The requirements under the AWA are modest; they are minimum standards that should not be difficult for anyone responsible for caring for animals to provide. Facilities “struggling” to comply with the AWA should not be coddled. This “educating into compliance,” coupled with taking fines off the table, is the worst of all worlds. It flies in the face of 20 years of highly critical OIG audits, congressional intent, and the very purpose of the AWA.

APHIS already refers to its regulated industries as “customers.” Now it is using the words partners, partner with, partnership, facilitate, encourage, encouraging, education, trusting, collaborative, and collaborate repeatedly in its tactics to achieve this plan objective.

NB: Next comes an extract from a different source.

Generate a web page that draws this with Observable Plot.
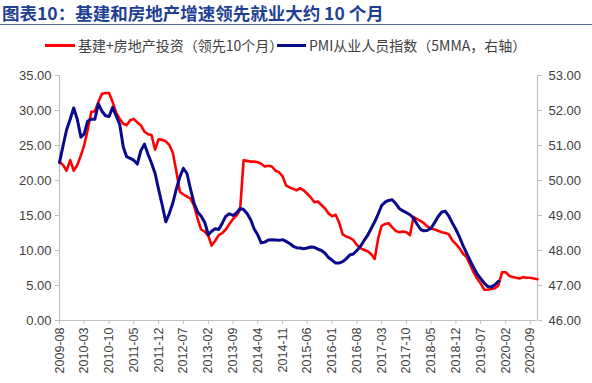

But where is the enforcement? How will APHIS shift from this collegial relationship to one that has a prosecutorial backbone?

In these new strategic plan tactics, APHIS does not, for example, mention strengthening of enforcement in light of multiple negative OIG reports (including those from 2010 and 2014), or increasing the number of inspectors, whose numbers have remained relatively constant over the past five years, while the number of sites requiring inspection has increased by 40 percent (from 9,985 in 2011 to 13,985 in 2015).

Moreover, the new plan includes a partnership with industry-funded accrediting organizations, such as the Association for Assessment and Accreditation of Laboratory Animal Care International (AAALAC) and the Association of Zoos and Aquariums (AZA), “to reduce inspection frequency, within legal requirements, for facilities that have implemented and documented strong animal care and welfare programs.” (In addition, the USDA suggests it’s going to work “with stakeholders to encourage development of a private sector, professional dog breeder’s accreditation program.”)

APHIS already has a risk-based inspection system and AAALAC and AZA are hardly impartial or disinterested parties. These organizations, it should also be noted, have accredited facilities that have been cited by the USDA inspectors for serious violations of the AWA. Reducing inspection frequency based on partnering with organizations whose existence depends on funding from the very entities APHIS is supposed to be regulating is problematic, at best. A huge drawback is that industry documents regarding conditions at the facilities will not be available to the public for scrutiny, yet the USDA will be reducing its inspection frequency by relying on these accrediting bodies.

There is a tremendous difference between “encouraging education and discussion,” “build[ing] collaborative partnerships” and “facilitat[ing] outreach” regarding regulated entities—and focusing on improving APHIS’ long-problematic enforcement of the AWA.

Another strategic plan tactic that merits attention is the USDA’s intent to “further streamline and standardize animal welfare inspections through continual business process improvement efforts.” The phrase is so vague it is hard to fathom what it really means. In the past, this focus on streamlining has resulted in inspection reports that provide fewer and fewer meaningful notes from the inspectors about AWA violations—and even the failure to cite items that, while noncompliant, are not viewed as significant enough to warrant documentation on the inspection report forms. A detailed description by inspectors is vitally important and frankly deserves encouragement and strengthening.

Nonetheless, the plan is not all bad in that it does emphasize the importance of the USDA being involved in protecting animals during emergencies, including the “development of detailed response plans.”

In addition, of particular note, the plan appears to have a different attitude about enforcement of the Horse Protection Act (HPA): it contains the lofty and laudable goal to “eliminate soring in the Tennessee Walking Horse industry.” The tactics to achieve this include bringing in additional personnel so there can be “increased attendance and oversight” at horse shows and other events, and it seeks to improve compliance through use of a broad range of new technologies. Compliance and enforcement actions will be reviewed and evaluated in an effort to improve compliance. If the USDA wants to achieve its goal regarding the HPA, however, an essential component is to support an amendment to the law to eliminate Designated Qualified Persons, or “DQPs.” These horse industry inspectors have an appalling track record of failure to enforce the HPA. Further, the USDA should take note of the enormous problems it has had with this industry’s efforts at self-regulation (and keep this in mind as it contemplates relying on industry self-regulation in trying to better meet its mandate under the AWA).

In summary, although there is some good language regarding non-AWA issues, the new Strategic Plan 2015–2019 focuses far too much on collaborating, partnering, and educating entities that APHIS should instead be regulating through its primary legal and moral mandate: strong, effective enforcement of the Animal Welfare Act.